No puede olvidarse de las fechas de su arresto y de su liberación: 4 de mayo de 1974 y 6 de setiembre de 1975. Su vínculo con la juventud radical revolucionaria lo convirtió en un objetivo apetecible para compartir información sobre otros compañeros del movimiento. "Querían que delatara a otros compañeros de la organización política, pero cuando sos prisionero y te torturan hay dos posibilidades: o delatas o te desmayas. Yo creo que me desmayé varias veces".

Altamirano, quien llegó al país en 1977, llora de nuevo cuando habla sobre sus dos hijos y su primera nieta. Su voz vuelve a quebrarse más tarde cuando recuerda a sus compañeros de prisión que murieron en aquellos días o cuando salta a la memoria su número en los archivos de los chilenos torturados por la dictadura. Él es el 909 y reclama que nunca le hayan dado la oportunidad de ir a un juicio donde alguien se responsabilice del sufrimiento por el que él ha pasado.

"Hoy todos empiezan a pedir perdón, pero si no hay justicia, es imposible aceptar ese perdón. Pienso que lo único que podría significar justicia para Chile es que nunca más se repita algo como lo que se vivió en 1973, y que las nuevas generaciones no puedan sufrir nunca más un golpe de Estado".

Esperanza

El deseo común de estos chilenos que viven en Costa Rica es que lo sucedido hace cuatro decenios, ni se perdone ni se olvide.

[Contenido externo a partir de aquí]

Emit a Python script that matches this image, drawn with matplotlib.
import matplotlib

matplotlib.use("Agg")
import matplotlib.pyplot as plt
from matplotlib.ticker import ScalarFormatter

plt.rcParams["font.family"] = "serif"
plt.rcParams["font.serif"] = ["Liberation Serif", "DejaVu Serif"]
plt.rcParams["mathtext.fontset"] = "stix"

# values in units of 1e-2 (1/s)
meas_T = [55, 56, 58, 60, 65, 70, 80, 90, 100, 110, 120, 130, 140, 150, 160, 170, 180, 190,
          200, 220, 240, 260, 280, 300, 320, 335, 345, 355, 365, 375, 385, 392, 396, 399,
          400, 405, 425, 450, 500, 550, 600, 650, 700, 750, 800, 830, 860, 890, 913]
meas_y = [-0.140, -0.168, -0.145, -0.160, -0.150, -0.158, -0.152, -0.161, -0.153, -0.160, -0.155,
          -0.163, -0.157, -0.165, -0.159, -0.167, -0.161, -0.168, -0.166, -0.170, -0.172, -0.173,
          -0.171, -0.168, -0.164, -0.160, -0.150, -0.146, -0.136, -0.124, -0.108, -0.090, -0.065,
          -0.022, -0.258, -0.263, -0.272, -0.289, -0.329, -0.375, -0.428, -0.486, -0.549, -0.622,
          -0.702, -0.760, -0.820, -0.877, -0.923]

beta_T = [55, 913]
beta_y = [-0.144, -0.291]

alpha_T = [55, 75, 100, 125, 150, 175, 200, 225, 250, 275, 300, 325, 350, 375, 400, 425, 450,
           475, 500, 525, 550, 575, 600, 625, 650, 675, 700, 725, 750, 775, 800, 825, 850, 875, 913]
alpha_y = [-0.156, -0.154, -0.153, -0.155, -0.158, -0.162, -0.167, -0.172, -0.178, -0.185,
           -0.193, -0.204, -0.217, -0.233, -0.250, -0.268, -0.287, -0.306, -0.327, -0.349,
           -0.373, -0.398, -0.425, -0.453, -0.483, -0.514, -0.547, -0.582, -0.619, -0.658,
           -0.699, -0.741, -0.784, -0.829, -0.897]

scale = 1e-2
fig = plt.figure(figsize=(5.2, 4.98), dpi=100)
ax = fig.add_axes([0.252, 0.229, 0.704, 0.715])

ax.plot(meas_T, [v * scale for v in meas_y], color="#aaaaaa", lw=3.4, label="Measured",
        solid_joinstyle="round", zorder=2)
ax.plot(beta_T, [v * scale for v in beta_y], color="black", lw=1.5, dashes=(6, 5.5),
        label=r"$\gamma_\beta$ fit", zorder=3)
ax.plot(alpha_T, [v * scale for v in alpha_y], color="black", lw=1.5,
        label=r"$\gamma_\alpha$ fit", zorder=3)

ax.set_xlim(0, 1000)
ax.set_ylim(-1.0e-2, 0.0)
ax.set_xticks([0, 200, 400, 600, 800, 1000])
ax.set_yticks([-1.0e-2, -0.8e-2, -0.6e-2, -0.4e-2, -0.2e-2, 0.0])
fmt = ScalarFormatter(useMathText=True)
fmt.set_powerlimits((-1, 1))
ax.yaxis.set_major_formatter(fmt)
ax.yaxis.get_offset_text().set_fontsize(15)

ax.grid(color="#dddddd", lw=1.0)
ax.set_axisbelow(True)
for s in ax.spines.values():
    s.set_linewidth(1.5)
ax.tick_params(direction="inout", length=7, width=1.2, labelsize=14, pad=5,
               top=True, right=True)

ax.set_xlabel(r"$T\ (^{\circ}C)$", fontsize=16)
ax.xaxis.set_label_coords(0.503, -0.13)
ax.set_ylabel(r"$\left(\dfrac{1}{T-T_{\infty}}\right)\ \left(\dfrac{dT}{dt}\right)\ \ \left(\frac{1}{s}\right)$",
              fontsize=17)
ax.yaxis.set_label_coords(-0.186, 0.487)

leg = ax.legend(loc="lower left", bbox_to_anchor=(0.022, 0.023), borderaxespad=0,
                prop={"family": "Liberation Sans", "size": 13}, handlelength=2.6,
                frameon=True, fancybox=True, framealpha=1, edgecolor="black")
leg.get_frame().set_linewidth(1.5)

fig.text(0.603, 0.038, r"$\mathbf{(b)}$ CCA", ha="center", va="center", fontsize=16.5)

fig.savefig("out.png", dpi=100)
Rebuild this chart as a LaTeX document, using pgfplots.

Grandes movilizaciones sociales recientes en Chile, como la del movimiento estudiantil, son vistas como muestras de que una nueva generación no está dispuesta a que mancillen sus derechos, como ocurrió de forma intempestiva hace 40 años.

Sin embargo, todavía comparten un sinsabor sobre la forma en la que se gobierna su país, incluida la Constitución actual (de 1980) que fue dictada por Augusto Pinochet.

Sobre esto, comenta Gastón Gaínza que: “la dictadura fue igual de trágica que el terremoto de Valdivia (en 1960). El cauce de la nación cambió para siempre y Chile todavía no vive una verdadera democracia”.